Pune’s real estate market maintained stability in stamp duty collections despite an 8% year-on-year drop in property registrations in January 2025. According to Knight Frank India, 16,330 property sales were recorded, generating ₹590 crore in stamp duty revenue—on par with January 2024’s ₹589 crore.
The decline in registrations is attributed to higher transaction volumes in the preceding festive months. However, rising demand for premium properties priced above ₹1 crore helped sustain revenue levels, with their share of transactions increasing from 13% in January 2024 to 15% in January 2025.
Larger homes also remained a preference, with apartments above 800 sq ft making up 31% of sales, up from 28% the previous year. In contrast, mid-sized apartments (500-800 sq ft) saw a slight dip in demand.
Central Pune, covering Haveli Taluka, Pune Municipal Corporation (PMC), and Pimpri Chinchwad Municipal Corporation (PCMC), accounted for 81% of residential transactions, though interest in suburban areas is rising. West Pune contributed 12%, while North, South, and East Pune made up the remaining 7%.

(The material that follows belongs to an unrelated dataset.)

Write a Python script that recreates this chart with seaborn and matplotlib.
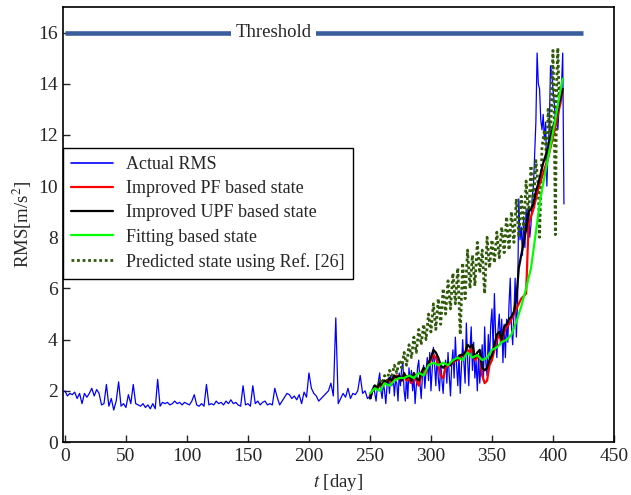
import numpy as np
import pandas as pd
import matplotlib
matplotlib.use("Agg")
import matplotlib.pyplot as plt
import seaborn as sns
from matplotlib.lines import Line2D

# ---------------- data ----------------
# Actual RMS, days 0..248 every 2 days
rms_early = [2.0, 1.8, 1.9, 1.85, 1.95, 1.7, 1.9, 1.5, 1.9, 1.75, 1.9, 2.1, 1.8, 2.05, 1.9,
             1.45, 1.5, 2.25, 1.4, 1.7, 1.25, 1.6, 2.35, 1.4, 1.5, 1.35, 1.85, 1.5, 2.25, 1.5,
             1.45, 1.4, 1.5, 1.35, 1.45, 1.3, 1.5, 1.3, 2.45, 1.4, 1.55, 1.5, 1.55, 1.45, 1.5,
             1.6, 1.5, 1.55, 1.45, 1.55, 1.5, 1.45, 1.6, 1.85, 1.45, 1.4, 1.5, 1.4, 2.25, 1.45,
             1.5, 1.45, 1.6, 1.5, 1.55, 1.45, 1.6, 1.5, 1.65, 1.5, 1.55, 1.45, 1.4, 2.2, 1.45,
             1.5, 1.4, 2.2, 1.5, 1.6, 1.45, 1.55, 1.6, 1.45, 1.5, 1.45, 2.1, 1.75, 1.45, 1.6,
             1.75, 1.9, 1.85, 1.7, 1.8, 1.65, 1.85, 1.5, 1.95, 1.75, 2.7, 2.1, 1.9, 1.8, 1.6,
             1.7, 1.8, 1.9, 2.0, 2.3, 1.8, 4.85, 1.5, 1.7, 1.9, 1.75, 2.1, 1.7, 1.9, 1.85,
             2.0, 2.6, 1.9, 2.0, 1.7]
# Actual RMS, days 250..410 daily
rms_late = [1.8, 1.7, 2.0, 2.2, 1.9, 1.6, 2.1, 2.4, 2.7, 2.0,
            1.7, 2.3, 2.0, 1.5, 2.2, 2.5, 1.9, 2.6, 2.2, 2.6,
            1.8, 2.4, 2.3, 1.6, 2.7, 2.2, 2.9, 3.1, 2.0, 1.6,
            2.6, 1.7, 2.9, 2.3, 2.8, 2.0, 2.6, 1.5, 2.2, 2.9,
            3.2, 2.3, 1.7, 2.6, 3.0, 2.1, 2.8, 3.3, 2.4, 3.5,
            2.0, 2.8, 3.7, 3.0, 2.2, 3.4, 2.5, 2.0, 3.1, 2.4,
            1.9, 2.8, 3.2, 2.3, 3.5, 2.6, 1.8, 3.0, 3.6, 2.5,
            4.1, 3.0, 2.2, 3.4, 1.9, 3.0, 4.0, 3.1, 2.3, 4.65,
            3.3, 2.2, 3.6, 4.5, 2.8, 3.9, 2.5, 3.2, 2.0, 3.4,
            2.3, 3.0, 3.8, 2.4, 4.5, 3.1, 2.6, 4.2, 3.2, 4.6,
            5.2, 3.6, 5.8, 4.2, 3.3, 4.4, 5.0, 3.8, 4.8, 3.1,
            4.6, 3.3, 4.8, 3.9, 5.4, 6.4, 4.5, 3.8, 5.0, 6.4,
            4.1, 5.5, 9.5, 7.9, 8.4, 7.3, 8.8, 7.6, 9.1, 8.2,
            9.2, 8.0, 8.5, 9.6, 10.0, 11.2, 12.5, 15.2, 14.0, 13.8,
            12.6, 12.2, 12.8, 11.8, 12.5, 10.0, 11.5, 12.3, 14.7, 14.4,
            13.8, 13.3, 12.6, 13.0, 12.2, 13.1, 13.5, 13.9, 15.2, 9.3]

# Improved PF / UPF states, days 250..408 every 2 days
pf_state = [1.8, 2.0, 2.1, 2.1, 2.2, 2.3, 2.3, 2.4, 2.4, 2.3, 2.5, 2.6, 2.5, 2.4, 2.6, 2.4,
            2.5, 2.3, 2.6, 2.4, 2.2, 2.6, 2.8, 2.7, 3.0, 3.2, 3.4, 3.3, 3.0, 2.6, 2.5, 2.9,
            3.0, 3.0, 3.1, 3.2, 3.2, 3.3, 3.4, 3.4, 3.6, 3.5, 3.7, 3.2, 3.3, 3.4, 2.6, 2.3,
            2.4, 3.0, 3.2, 3.6, 4.0, 4.2, 3.9, 4.3, 4.5, 4.6, 4.8, 5.0, 5.2, 5.4, 5.6, 5.7,
            5.8, 8.5, 8.8, 9.1, 9.5, 9.9, 10.2, 10.5, 10.8, 11.1, 11.5, 11.9, 12.3, 12.8,
            13.2, 13.7]
upf_state = [1.7, 2.0, 2.2, 2.1, 2.3, 2.2, 2.4, 2.3, 2.5, 2.4, 2.6, 2.5, 2.6, 2.4, 2.7, 2.5,
             2.6, 2.4, 2.7, 2.5, 2.4, 2.7, 2.9, 2.8, 3.1, 3.3, 3.6, 3.5, 3.3, 3.0, 2.9, 3.0,
             3.1, 3.0, 3.2, 3.2, 3.3, 3.4, 3.4, 3.5, 3.8, 3.7, 3.8, 3.3, 3.5, 3.6, 2.9, 2.8,
             2.9, 3.2, 3.4, 3.8, 4.2, 4.3, 4.0, 4.5, 4.6, 4.8, 4.9, 5.1, 5.6, 6.8, 7.3, 7.8,
             8.3, 9.0, 9.1, 9.3, 9.8, 10.1, 10.5, 10.9, 11.2, 11.5, 11.9, 12.3, 12.6, 13.0,
             13.4, 13.8]

# Fitting based state
fit_days = [250, 254, 258, 262, 266, 270, 274, 278, 282, 286, 290, 294, 298, 302, 306, 310,
            314, 318, 322, 326, 330, 334, 338, 342, 346, 350, 354, 358, 362, 366, 370, 374,
            378, 382, 386, 390, 394, 398, 402, 406, 408]
fit_state = [1.9, 2.1, 2.0, 2.3, 2.2, 2.4, 2.5, 2.5, 2.6, 2.5, 2.7, 2.6, 3.0, 3.1, 3.0, 3.1,
             3.0, 3.2, 3.3, 3.2, 3.5, 3.3, 3.4, 3.2, 3.3, 3.6, 3.7, 3.9, 4.0, 4.2, 4.7, 5.3,
             6.0, 6.8, 8.2, 9.6, 10.6, 11.6, 12.6, 13.7, 14.2]

# Predicted state using Ref. [26]
ref_days = [250, 252, 254, 256, 258, 260, 262, 264, 266, 268, 270, 272, 274, 276, 278, 280,
            282, 284, 286, 288, 290, 292, 294, 296, 298, 300, 302, 304, 306, 308, 310, 312,
            314, 316, 318, 320, 322, 324, 326, 328, 330, 332, 334, 336, 338, 340, 342, 344,
            346, 348, 350, 352, 354, 356, 358, 360, 362, 364, 366, 368, 370, 372, 374, 376,
            378, 380, 382, 384, 386, 388, 389, 391, 393, 395, 396, 398, 400, 401, 402, 403,
            404, 405, 406]
ref_state = [1.8, 2.0, 2.2, 2.1, 2.4, 2.3, 2.6, 2.4, 2.8, 2.6, 3.0, 2.7, 3.2, 2.9, 3.5, 3.0,
             3.8, 3.3, 4.1, 3.5, 4.4, 3.8, 4.6, 4.0, 5.0, 4.3, 5.4, 4.4, 5.6, 4.6, 6.0, 5.0,
             6.3, 5.2, 6.6, 5.4, 6.8, 4.2, 7.0, 5.6, 7.5, 6.0, 7.3, 6.1, 7.8, 6.6, 7.5, 5.8,
             8.0, 6.8, 7.9, 7.0, 8.2, 7.2, 8.4, 7.4, 8.8, 7.5, 9.0, 7.8, 9.5, 8.0, 9.6, 8.3,
             10.2, 8.8, 10.8, 9.2, 11.0, 10.0, 8.0, 11.5, 12.2, 11.0, 13.0, 11.8, 15.3, 13.0,
             8.1, 14.0, 15.4, 13.5, 13.9]

threshold = 16
threshold_end = 425
threshold_label = "Threshold"

labels = ["Actual RMS", "Improved PF based state", "Improved UPF based state",
          "Fitting based state", "Predicted state using Ref. [26]"]

# ---------------- build frames ----------------
days_early = np.arange(0, 250, 2)[:len(rms_early)]
days_late = np.arange(250, 250 + len(rms_late))
df_rms = pd.DataFrame({"day": np.concatenate([days_early, days_late]),
                       "v": rms_early + rms_late})
state_days = np.arange(250, 250 + 2 * len(pf_state), 2)
df_pf = pd.DataFrame({"day": state_days, "v": pf_state})
df_upf = pd.DataFrame({"day": state_days[:len(upf_state)], "v": upf_state})
df_fit = pd.DataFrame({"day": fit_days, "v": fit_state})
df_ref = pd.DataFrame({"day": ref_days, "v": ref_state})

# ---------------- style ----------------
sns.set_style("ticks")
plt.rcParams["font.family"] = ["Liberation Serif", "DejaVu Serif"]
plt.rcParams["mathtext.fontset"] = "stix"
plt.rcParams["font.size"] = 14

fig = plt.figure(figsize=(6.31, 4.95), dpi=100)
ax = fig.add_axes([0.100, 0.107, 0.873, 0.879])

c_blue = "#0000FF"
c_red = "#FF0000"
c_black = "#000000"
c_green = "#00FF00"
c_dot = "#2F5A0A"

sns.lineplot(data=df_rms, x="day", y="v", ax=ax, color=c_blue, lw=0.9, estimator=None, sort=False)
sns.lineplot(data=df_ref, x="day", y="v", ax=ax, color=c_dot, lw=2.0,
             linestyle=(0, (1, 1)), estimator=None, sort=False)
sns.lineplot(data=df_pf, x="day", y="v", ax=ax, color=c_red, lw=1.6, estimator=None, sort=False)
sns.lineplot(data=df_upf, x="day", y="v", ax=ax, color=c_black, lw=1.6, estimator=None, sort=False)
sns.lineplot(data=df_fit, x="day", y="v", ax=ax, color=c_green, lw=1.6, estimator=None, sort=False)

ax.hlines(threshold, 0, threshold_end, color="#3A5E9C", lw=3.3, zorder=3)
ax.text(171, threshold, threshold_label, ha="center", va="center", fontsize=13.5,
        bbox=dict(facecolor="white", edgecolor="none", pad=3), zorder=4)

ax.set_xlim(-1.5, 450)
ax.set_ylim(0, 17)
ax.set_xticks(np.arange(0, 451, 50))
ax.set_yticks(np.arange(0, 17, 2))
ax.tick_params(direction="in", length=5, width=1, top=False, right=False, labelsize=14, pad=4)
for s in ax.spines.values():
    s.set_linewidth(1.2)
    s.set_color("black")
ax.set_xlabel("$t$ [day]", fontsize=13.5, labelpad=5)
ax.set_ylabel("RMS[m/s$^2$]", fontsize=13.5, labelpad=3)

handles = [Line2D([], [], color=c_blue, lw=1.2),
           Line2D([], [], color=c_red, lw=1.6),
           Line2D([], [], color=c_black, lw=1.6),
           Line2D([], [], color=c_green, lw=1.6),
           Line2D([], [], color=c_dot, lw=2.0, linestyle=(0, (1, 1)))]
leg = ax.legend(handles, labels, loc="upper left", bbox_to_anchor=(0.0, 0.676),
                borderaxespad=0, frameon=True, fancybox=False, handlelength=2.3,
                handletextpad=0.75, fontsize=13, labelspacing=0.4, borderpad=0.45)
leg.get_frame().set_edgecolor("black")
leg.get_frame().set_linewidth(1.0)
leg.get_frame().set_alpha(1)

fig.savefig("out.png", dpi=100)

Shishir Baijal, CMD of Knight Frank India, noted that while affordability concerns influenced mid-range housing, strong employment trends and expected home loan rate cuts could drive future growth. Developers are adapting to these shifting preferences, ensuring market stability.
With continued demand for premium housing and spacious apartments, Pune’s real estate sector remains resilient, offering opportunities for buyers and investors in the coming months.